Saint Batman?
Father Raymond J. de Souza
Heath Ledger is mesmerizing in The Dark Knight, the latest Batman film. Here in his Australian homeland, his posthumous appearance as the Joker has been a major news story for two weeks.
It’s an extraordinary film, even if you are, inexplicably, unmoved by the addition of futuristic gadgets to the most reliable blockbuster combination in cinema: explosions, firearms, car chases and more explosions. This Batman comes with the bonus of some of the more combustible questions in philosophy. What is evil? Is there a moral order built into our world, or is to speak of such a moral design delusional?
This Joker does not permit us to dismiss him as delusional; he comes with an argument. This is not the maniacal buffoon of Jack Nicholson’s star turn nearly 20 years ago. This Joker is diabolical.
“I choose chaos,” the Joker confesses. There is no order built into human nature, no moral law written on the heart. There are rules of common agreement. But they are only manufactured rules, entirely arbitrary, without enduring value. They do not correspond to any truth–and they cannot, for there is no order or design at the heart of reality. There is only chaos, and the Joker embraces it.
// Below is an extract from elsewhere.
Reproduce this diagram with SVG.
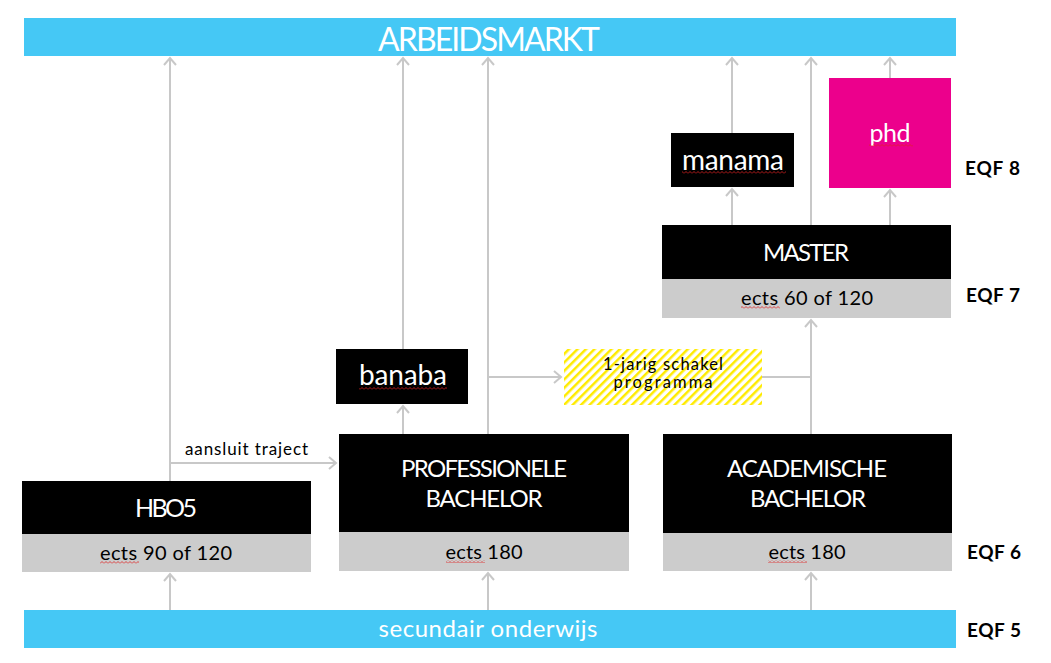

In an act of perverse integrity, he sets a mountain of cash alight, lest the impurity of his motives be corrupted by some logic or reason.
“Some men aren’t looking for anything logical,” explains Alfred, played by Michael Caine. “Some men just want to watch the world burn.”
Classical philosophy defined evil as not being real in itself, but the lack of something real — just as darkness is not real in itself, but rather the lack of light. If evil is a privation, as this view suggests, then what is real has some order and goodness to it: Light is good, and it is possible to conclude that it is better than darkness.